Benchmarks from the ClearerVoice-Studio paper show MossFormer2-based models achieving PESQ scores up to 3.57 (DNS-2020), NB_PESQ of 3.88, and STOI of 98.05 in enhancement. SI-SNR improvements and high restoration fidelity are also reported in corresponding tasks, confirming state-of-the-art status and versatility.
6. MossFormer2 in Multimodal Neuro-Speech Applications
In TFGA-Net (Si et al., 14 Oct 2025), MossFormer2 is integrated as the separator for brain-controlled speaker extraction, combining auditory and EEG-derived features:
- Feature Fusion: Mixed audio and EEG features concatenated, merged by 1-D convolution, and processed by MossFormer2.

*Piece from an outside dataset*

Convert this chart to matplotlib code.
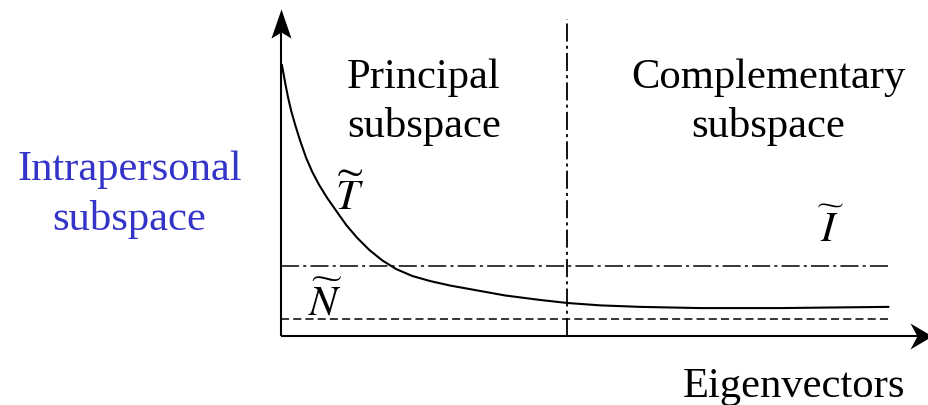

- Separator Details: Local full-attention and linearized global attention capture context; output refined by gated convolutional units (Equation 8). The RNN-free recurrent module refines temporal details (Equations 9/10).
- Benchmark Results: TFGA-Net with MossFormer2 achieves SI-SDR of 15.91 dB on Cocktail Party dataset and 16.9 dB on KUL dataset, outperforming prior methods (UBESD, BASEN, M3ANet, NeuroHeed) by significant margins (7.37 dB, 4.35 dB, and 3.02 dB, respectively).
A plausible implication is that MossFormer2's ability to capture rhythmic and prosodic patterns, in tandem with EEG-driven attention cues, enhances separation efficacy in complex scenarios.
7. Prospects and Evolution
The hybrid architecture of MossFormer2 offers a template for future models aimed at time-domain audio analysis and multimodal fusion. Potential onward trajectories include:
- Optimizing the recurrent module with alternative gating/dilation strategies;
- Extending to other sequence modeling domains (e.g., noise suppression, real-time enhancement, multi-speaker extraction);
- Incorporating advanced training objectives and loss functions for improved perceptual quality;
- Expanding to multimodal settings (e.g., combining with visual or additional neural signals).
This suggests that MossFormer2, beyond setting benchmarks in classical separation tasks, may form the backbone of next-generation models for contextual and robust auditory processing applications.